At step 112, the arithmetical average A of maximum and minimum values of the integral of the output voltage of the O2 -sensor at the third cycle of the output waveform is calculated and the value A is stored in a RAM. Thereafter, the program proceeds to a step 113, where the address corresponding to the position of the division is detected, for example, the address a2 corresponding to the division D1 is detected and the address is stored in a RAM to set a flag. At step 114, the stored address is compared with the last stored address. Since, before the instant learning, no address was stored, the program proceeds to a step 115. At a step 115, the learning control coefficient Ka in the address of the Ka -table of FIG. 3b is entirely updated with the new value A, that is the arithmetical average obtained at step 112.
At a learning after the first updating, if the address detected at the process is the same as the last address, (the flag exists in the address) the program proceeds from step 114 to a step 116, where it is determined whether the value of α(the integral of the output of the O2 -sensor) at the learning is greater than "1". If the α is greater than "1", the program proceeds to a step 117, where the minimum unit ΔA (one bit) is added to the learning control coefficient Ka in the corresponding address. If α is less than "1", the program proceeds to a step 118, where it is determined whether the α is less than "1". If α is less than "1", the minimum unit ΔA is subtracted from Ka at a step 119. If α is not less than "1", which means that α is "1", the program exits the updating routine. Thus, the updating operation continues until the value of the becomes "1".
When the injection pulse width (Ti) is calculated, the learning control coefficient Ka is read out from the Ka -table in accordance with the value of engine load L. However, values of Ka are stored at intervals of loads. FIG. 5 shows an interpolation of the Ka -table. At engine loads X1, X2, X3, and X4, updated values Y3 and Y4 (as coefficient K) are stored. When the detected engine load does not coincide with the set loads X1 to X4, coefficient Ka is obtained by linear interpolation. For example, value Y of Ka at engine load X is obtained by the following formula.

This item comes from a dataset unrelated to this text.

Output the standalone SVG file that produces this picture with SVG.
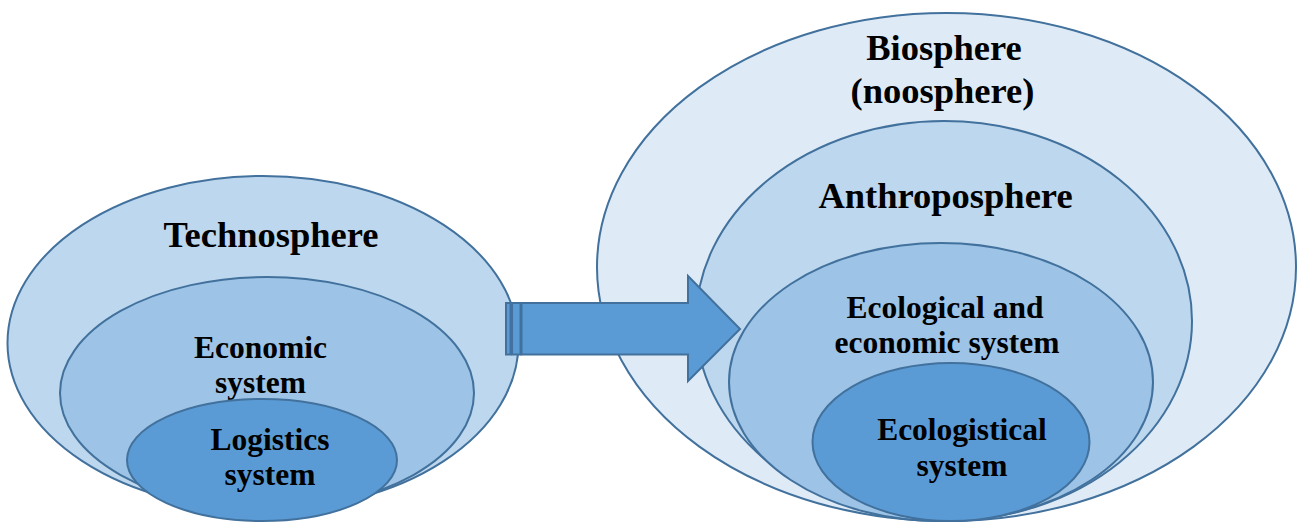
<svg xmlns="http://www.w3.org/2000/svg" width="1299" height="528" viewBox="0 0 1299 528">
<style>
.e{stroke:#41719C;stroke-width:2}
.l1{fill:#DEEBF7}
.l2{fill:#BDD7EE}
.l3{fill:#9DC3E6}
.l4{fill:#5B9BD5}
text{font-family:"Liberation Serif","Times New Roman",serif;font-weight:bold;fill:#000;text-anchor:middle}
.big{font-size:36.5px}
.sm{font-size:31.5px}
.arr{fill:#5B9BD5;stroke:#41719C;stroke-width:2}
</style>
<rect width="1299" height="528" fill="#fff"/>
<g id="biosphere">
<ellipse class="e l1" cx="946.5" cy="267" rx="349.5" ry="254"/>
<text class="big" x="944" y="60">Biosphere</text>
<text class="big" x="942.5" y="103">(noosphere)</text>
</g>
<g id="anthroposphere">
<ellipse class="e l2" cx="944" cy="321" rx="248" ry="200"/>
<text class="big" x="945.5" y="208">Anthroposphere</text>
</g>
<g id="ecological-economic">
<ellipse class="e l3" cx="941" cy="382" rx="212" ry="139"/>
<text class="sm" x="945" y="318">Ecological and</text>
<text class="sm" x="947" y="353">economic system</text>
</g>
<g id="ecologistical">
<ellipse class="e l4" cx="951" cy="442" rx="138.5" ry="79"/>
<text class="sm" x="962" y="440">Ecologistical</text>
<text class="sm" x="962" y="476">system</text>
</g>
<g id="technosphere">
<ellipse class="e l2" cx="263" cy="343" rx="255.5" ry="167"/>
<text class="big" x="271" y="247">Technosphere</text>
</g>
<g id="economic">
<ellipse class="e l3" cx="267" cy="393" rx="207" ry="116"/>
<text class="sm" x="260.5" y="358">Economic</text>
<text class="sm" x="260.5" y="393">system</text>
</g>
<g id="logistics">
<ellipse class="e l4" cx="262" cy="460" rx="135" ry="61"/>
<text class="sm" x="270" y="450">Logistics</text>
<text class="sm" x="270" y="485">system</text>
</g>
<g id="connectors">
<rect class="arr" x="506" y="303" width="4.5" height="51.5"/>
<rect class="arr" x="512" y="303" width="8.5" height="51.5"/>
<path class="arr" d="M521.5,303 L688,303 L688,276 L740,329 L688,381 L688,354.5 L521.5,354.5 Z"/>
</g>
</svg>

Y=((X-X3)/(X4 -X3))×(Y4 -Y3)+Y3
FIG. 6a is a matrix pattern showing the updating probability over 50% and FIG. 6b is a pattern showing the probability over 70% by hatching divisions in the matrix. More particularly, in the hatched range in FIG. 6b, the updating occurs at a probability over 70%. From the figures, it will be seen that the updating probability at extreme engine operating steady states, such as the state at low engine load at high engine speed and at high engine load at low engine speed, is very small. In addition, it is experienced that the difference between the values of the coefficient Ka in adjacent speed ranges is small. Accordingly, it will be understood that the two-dimensional table, in which a single datum is stored at each address, is sufficient for performing the learning control of an engine.
Thus, in accordance with the present invention, the system controls engine operation with data stored in a memory having a small capacity, whereby the system can be simplified in construction and reduced in size.
While the presently preferred embodiment of the present invention has been shown and described, it is to be understood that this disclosure is for the purpose of illustration and that various changes and modifications may be made without departing from the scope of the invention as set forth in the appended claims.